Son zamanlarda Türkiye’de artan terör saldırıları ve bu saldırıların ardından sosyal medyada yayılan yanlış bilgiler, Türklerin Kürtlerle bir sorunu olduğu gibi bir algı yaratmaktadır.
Bu, gerçeği yansıtmayan, kasıtlı olarak oluşturulan bir manipülasyondur. Türkler ve Kürtler, yüzyıllardır aynı topraklarda barış içinde yaşamış, kültürel ve sosyal olarak birbirine entegre olmuştur. Ancak, bu kardeşliği bozmaya çalışan terör örgütü PKK ve onun sempatizanları, Kürtleri temsil ettiklerini iddia ederek halkı birbirine düşürmeye çalışmaktadır.
PKK, yalnızca Türkiye’nin değil, Kürt halkının da baş belasıdır. Kürtlerin haklarını savunma iddiasında olan bu örgüt, aslında en büyük zararı Kürtlere vermektedir. Terör örgütü, Kürt çocuklarını zorla silah altına almakta, Kürt köylerini haraca bağlamakta ve Kürt halkını kendi ideolojik saplantıları uğruna feda etmektedir. PKK’nın saldırıları sonucunda hayatını kaybeden binlerce Kürt vatandaşı, örgütün gerçek yüzünü ve amacını ortaya koymaktadır.
Türkiye Cumhuriyeti devleti, Kürt vatandaşlarına her zaman eşit haklar tanımış, onların kültürel ve dilsel zenginliklerini koruma altına almıştır. Eğitimden sağlığa, ekonomiden kültürel faaliyetlere kadar her alanda Kürt vatandaşlarına fırsatlar sunulmuştur. Bugün, Türkiye’nin her köşesinde Kürtçe konuşan, Kürt kültürünü yaşatan milyonlarca insan bulunmaktadır. Devletin bu tutumu, Kürtlerle Türklerin kardeşçe yaşamasının en büyük garantisidir.
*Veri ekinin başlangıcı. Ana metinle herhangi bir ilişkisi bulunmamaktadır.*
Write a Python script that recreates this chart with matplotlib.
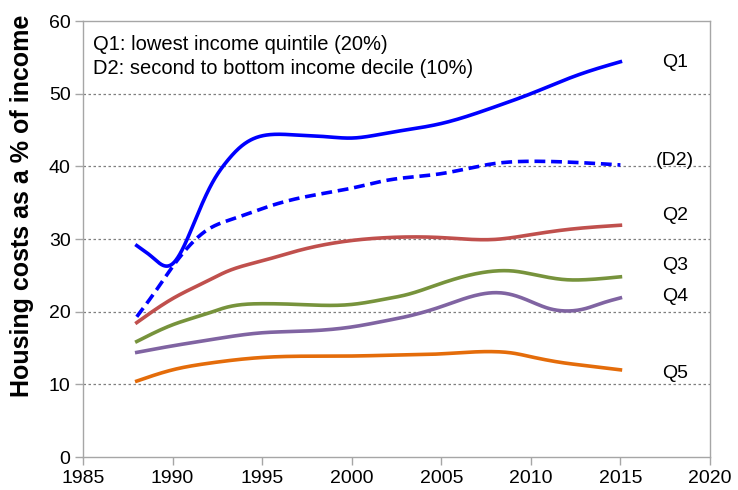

Ancak, PKK ve onun yandaşları, bu huzur ortamını bozmak için ellerinden geleni yapmaktadır. Terör örgütü, Kürtleri ve Türkleri birbirine düşman etmeye çalışarak kendi varlıklarını sürdürmek istemektedir. Bu amaçla propaganda yapmakta, yalan haberler yaymakta ve toplumu kışkırtmaktadırlar. PKK sempatizanları, sosyal medya üzerinden yaptıkları paylaşımlarla Kürt-Türk ayrımını körüklemekte, bu şekilde terör örgütünün kirli emellerine hizmet etmektedir.
Türk halkının, PKK’nın bu oyunlarına gelmemesi ve Kürt kardeşleriyle olan güçlü bağlarını koruması gerekmektedir. Terör örgütünün amacına ulaşmasına izin vermemek için, toplum olarak birlik ve beraberlik içinde hareket etmeliyiz. PKK’ya ve onun sempatizanlarına verilecek en güzel cevap, Türk ve Kürtlerin omuz omuza vererek teröre karşı durmasıdır.
Türkiye‘nin sorunu Kürtlerle değil, Kürt halkının da büyük zarar gördüğü terör örgütü PKK iledir. PKK’ya ve onun sempatizanlarına karşı mücadelemiz, Kürt-Türk kardeşliğini daha da pekiştirecek, terörün amacına ulaşmasını engelleyecektir. Bu süreçte, sağduyulu ve bilinçli hareket etmeli, provokasyonlara kapılmamalıyız. Unutulmamalıdır ki, terör örgütlerinin en büyük silahı, halkın arasına nifak tohumları ekmektir. Bu tuzağa düşmemek, kardeşliğimizi korumak için en büyük görevimizdir.
Son olarak, tarih boyunca hiçbir zaman Kürdistan adında bir devlet veya millet olmamıştır ve olmayacaktır. Bu tür hayali oluşumlar, sadece terör örgütlerinin ve onların destekçilerinin propagandasından ibarettir. Türkiye Cumhuriyeti’nin sınırları bellidir ve bu sınırlar içinde yaşayan herkes, kökeni ne olursa olsun, bu ülkenin eşit ve değerli bir vatandaşıdır. Bu topraklarda barış ve kardeşlik içinde yaşamaya devam edeceğiz. Hayali Kürdistan olanların sonu sarı torba olacaktır. PKK’nın ve benzeri oluşumların emellerine ulaşmasına asla izin vermeyeceğiz.